Output the material beneath this task exactly, images excluded.

* [Source excerpt]
──────

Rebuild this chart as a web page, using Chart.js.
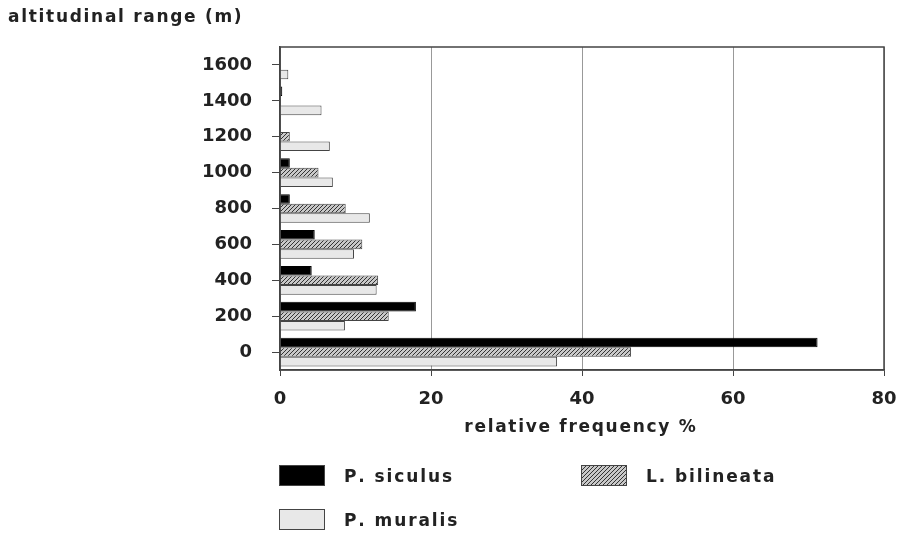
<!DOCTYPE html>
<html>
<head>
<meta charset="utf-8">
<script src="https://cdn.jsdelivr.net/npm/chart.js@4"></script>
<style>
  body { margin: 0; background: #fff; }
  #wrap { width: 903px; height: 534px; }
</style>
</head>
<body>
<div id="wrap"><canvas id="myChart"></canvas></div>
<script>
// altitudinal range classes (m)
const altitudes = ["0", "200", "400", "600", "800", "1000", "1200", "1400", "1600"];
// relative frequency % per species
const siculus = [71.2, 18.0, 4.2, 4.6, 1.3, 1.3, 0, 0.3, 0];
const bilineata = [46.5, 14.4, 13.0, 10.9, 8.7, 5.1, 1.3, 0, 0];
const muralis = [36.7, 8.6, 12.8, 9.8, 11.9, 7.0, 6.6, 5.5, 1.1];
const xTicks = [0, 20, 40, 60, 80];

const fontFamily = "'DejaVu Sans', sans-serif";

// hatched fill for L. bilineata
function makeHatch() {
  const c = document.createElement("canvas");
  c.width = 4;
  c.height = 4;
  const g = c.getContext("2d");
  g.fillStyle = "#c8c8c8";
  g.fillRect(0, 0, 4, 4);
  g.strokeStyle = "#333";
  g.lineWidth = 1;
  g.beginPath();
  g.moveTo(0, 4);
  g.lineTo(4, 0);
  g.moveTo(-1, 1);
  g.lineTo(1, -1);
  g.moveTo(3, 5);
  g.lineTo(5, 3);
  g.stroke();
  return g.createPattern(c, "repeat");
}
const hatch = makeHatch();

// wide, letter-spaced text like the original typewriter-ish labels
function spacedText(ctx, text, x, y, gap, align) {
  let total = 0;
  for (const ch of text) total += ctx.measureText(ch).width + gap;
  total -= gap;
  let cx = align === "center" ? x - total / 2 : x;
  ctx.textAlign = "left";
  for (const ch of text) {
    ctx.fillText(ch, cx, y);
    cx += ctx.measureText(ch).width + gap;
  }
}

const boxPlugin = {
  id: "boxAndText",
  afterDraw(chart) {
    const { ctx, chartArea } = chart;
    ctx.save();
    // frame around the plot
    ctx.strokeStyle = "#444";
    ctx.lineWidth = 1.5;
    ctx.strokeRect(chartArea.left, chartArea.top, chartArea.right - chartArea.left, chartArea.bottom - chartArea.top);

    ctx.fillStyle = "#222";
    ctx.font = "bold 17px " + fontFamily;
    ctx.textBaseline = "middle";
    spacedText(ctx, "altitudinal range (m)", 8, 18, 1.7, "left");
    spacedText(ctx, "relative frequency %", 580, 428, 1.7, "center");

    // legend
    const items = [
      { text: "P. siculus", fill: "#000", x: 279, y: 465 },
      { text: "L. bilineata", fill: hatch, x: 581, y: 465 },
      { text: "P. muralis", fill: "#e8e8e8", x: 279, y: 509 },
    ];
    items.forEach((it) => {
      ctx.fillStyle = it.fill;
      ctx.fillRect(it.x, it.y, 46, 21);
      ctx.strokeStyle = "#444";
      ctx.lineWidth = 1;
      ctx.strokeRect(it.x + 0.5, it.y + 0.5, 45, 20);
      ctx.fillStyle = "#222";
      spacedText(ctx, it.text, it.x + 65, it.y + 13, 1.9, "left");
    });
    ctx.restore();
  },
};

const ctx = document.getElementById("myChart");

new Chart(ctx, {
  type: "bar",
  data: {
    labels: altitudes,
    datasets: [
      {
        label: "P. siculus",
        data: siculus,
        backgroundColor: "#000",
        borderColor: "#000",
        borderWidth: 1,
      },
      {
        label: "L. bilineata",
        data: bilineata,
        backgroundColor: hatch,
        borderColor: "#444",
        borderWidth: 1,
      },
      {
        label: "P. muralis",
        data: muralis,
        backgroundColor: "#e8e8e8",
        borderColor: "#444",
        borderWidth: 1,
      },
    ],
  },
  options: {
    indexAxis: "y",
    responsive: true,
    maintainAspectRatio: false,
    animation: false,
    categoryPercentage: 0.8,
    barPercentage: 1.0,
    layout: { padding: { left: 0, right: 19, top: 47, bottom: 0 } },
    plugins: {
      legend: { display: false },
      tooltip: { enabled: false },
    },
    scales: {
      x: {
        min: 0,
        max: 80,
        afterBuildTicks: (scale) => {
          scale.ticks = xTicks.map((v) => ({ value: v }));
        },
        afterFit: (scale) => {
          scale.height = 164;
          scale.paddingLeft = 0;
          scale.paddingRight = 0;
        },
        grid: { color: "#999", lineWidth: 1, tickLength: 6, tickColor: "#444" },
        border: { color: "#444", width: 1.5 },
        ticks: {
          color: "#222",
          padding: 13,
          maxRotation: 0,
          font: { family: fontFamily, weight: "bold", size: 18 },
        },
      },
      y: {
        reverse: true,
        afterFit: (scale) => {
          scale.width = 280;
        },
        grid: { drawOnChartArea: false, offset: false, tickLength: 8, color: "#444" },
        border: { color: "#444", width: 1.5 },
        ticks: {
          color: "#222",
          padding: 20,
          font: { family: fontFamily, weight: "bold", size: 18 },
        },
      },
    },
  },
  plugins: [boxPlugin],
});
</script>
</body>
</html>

──────

* [Output of the task]
Rebuild this chart as a web page, using Chart.js.
<!DOCTYPE html>
<html>
<head>
<meta charset="utf-8">
<script src="https://cdn.jsdelivr.net/npm/chart.js@4"></script>
<style>
  body { margin: 0; background: #fff; }
  #wrap { width: 903px; height: 534px; }
</style>
</head>
<body>
<div id="wrap"><canvas id="myChart"></canvas></div>
<script>
// altitudinal range classes (m)
const altitudes = ["0", "200", "400", "600", "800", "1000", "1200", "1400", "1600"];
// relative frequency % per species
const siculus = [71.2, 18.0, 4.2, 4.6, 1.3, 1.3, 0, 0.3, 0];
const bilineata = [46.5, 14.4, 13.0, 10.9, 8.7, 5.1, 1.3, 0, 0];
const muralis = [36.7, 8.6, 12.8, 9.8, 11.9, 7.0, 6.6, 5.5, 1.1];
const xTicks = [0, 20, 40, 60, 80];

const fontFamily = "'DejaVu Sans', sans-serif";

// hatched fill for L. bilineata
function makeHatch() {
  const c = document.createElement("canvas");
  c.width = 4;
  c.height = 4;
  const g = c.getContext("2d");
  g.fillStyle = "#c8c8c8";
  g.fillRect(0, 0, 4, 4);
  g.strokeStyle = "#333";
  g.lineWidth = 1;
  g.beginPath();
  g.moveTo(0, 4);
  g.lineTo(4, 0);
  g.moveTo(-1, 1);
  g.lineTo(1, -1);
  g.moveTo(3, 5);
  g.lineTo(5, 3);
  g.stroke();
  return g.createPattern(c, "repeat");
}
const hatch = makeHatch();

// wide, letter-spaced text like the original typewriter-ish labels
function spacedText(ctx, text, x, y, gap, align) {
  let total = 0;
  for (const ch of text) total += ctx.measureText(ch).width + gap;
  total -= gap;
  let cx = align === "center" ? x - total / 2 : x;
  ctx.textAlign = "left";
  for (const ch of text) {
    ctx.fillText(ch, cx, y);
    cx += ctx.measureText(ch).width + gap;
  }
}

const boxPlugin = {
  id: "boxAndText",
  afterDraw(chart) {
    const { ctx, chartArea } = chart;
    ctx.save();
    // frame around the plot
    ctx.strokeStyle = "#444";
    ctx.lineWidth = 1.5;
    ctx.strokeRect(chartArea.left, chartArea.top, chartArea.right - chartArea.left, chartArea.bottom - chartArea.top);

    ctx.fillStyle = "#222";
    ctx.font = "bold 17px " + fontFamily;
    ctx.textBaseline = "middle";
    spacedText(ctx, "altitudinal range (m)", 8, 18, 1.7, "left");
    spacedText(ctx, "relative frequency %", 580, 428, 1.7, "center");

    // legend
    const items = [
      { text: "P. siculus", fill: "#000", x: 279, y: 465 },
      { text: "L. bilineata", fill: hatch, x: 581, y: 465 },
      { text: "P. muralis", fill: "#e8e8e8", x: 279, y: 509 },
    ];
    items.forEach((it) => {
      ctx.fillStyle = it.fill;
      ctx.fillRect(it.x, it.y, 46, 21);
      ctx.strokeStyle = "#444";
      ctx.lineWidth = 1;
      ctx.strokeRect(it.x + 0.5, it.y + 0.5, 45, 20);
      ctx.fillStyle = "#222";
      spacedText(ctx, it.text, it.x + 65, it.y + 13, 1.9, "left");
    });
    ctx.restore();
  },
};

const ctx = document.getElementById("myChart");

new Chart(ctx, {
  type: "bar",
  data: {
    labels: altitudes,
    datasets: [
      {
        label: "P. siculus",
        data: siculus,
        backgroundColor: "#000",
        borderColor: "#000",
        borderWidth: 1,
      },
      {
        label: "L. bilineata",
        data: bilineata,
        backgroundColor: hatch,
        borderColor: "#444",
        borderWidth: 1,
      },
      {
        label: "P. muralis",
        data: muralis,
        backgroundColor: "#e8e8e8",
        borderColor: "#444",
        borderWidth: 1,
      },
    ],
  },
  options: {
    indexAxis: "y",
    responsive: true,
    maintainAspectRatio: false,
    animation: false,
    categoryPercentage: 0.8,
    barPercentage: 1.0,
    layout: { padding: { left: 0, right: 19, top: 47, bottom: 0 } },
    plugins: {
      legend: { display: false },
      tooltip: { enabled: false },
    },
    scales: {
      x: {
        min: 0,
        max: 80,
        afterBuildTicks: (scale) => {
          scale.ticks = xTicks.map((v) => ({ value: v }));
        },
        afterFit: (scale) => {
          scale.height = 164;
          scale.paddingLeft = 0;
          scale.paddingRight = 0;
        },
        grid: { color: "#999", lineWidth: 1, tickLength: 6, tickColor: "#444" },
        border: { color: "#444", width: 1.5 },
        ticks: {
          color: "#222",
          padding: 13,
          maxRotation: 0,
          font: { family: fontFamily, weight: "bold", size: 18 },
        },
      },
      y: {
        reverse: true,
        afterFit: (scale) => {
          scale.width = 280;
        },
        grid: { drawOnChartArea: false, offset: false, tickLength: 8, color: "#444" },
        border: { color: "#444", width: 1.5 },
        ticks: {
          color: "#222",
          padding: 20,
          font: { family: fontFamily, weight: "bold", size: 18 },
        },
      },
    },
  },
  plugins: [boxPlugin],
});
</script>
</body>
</html>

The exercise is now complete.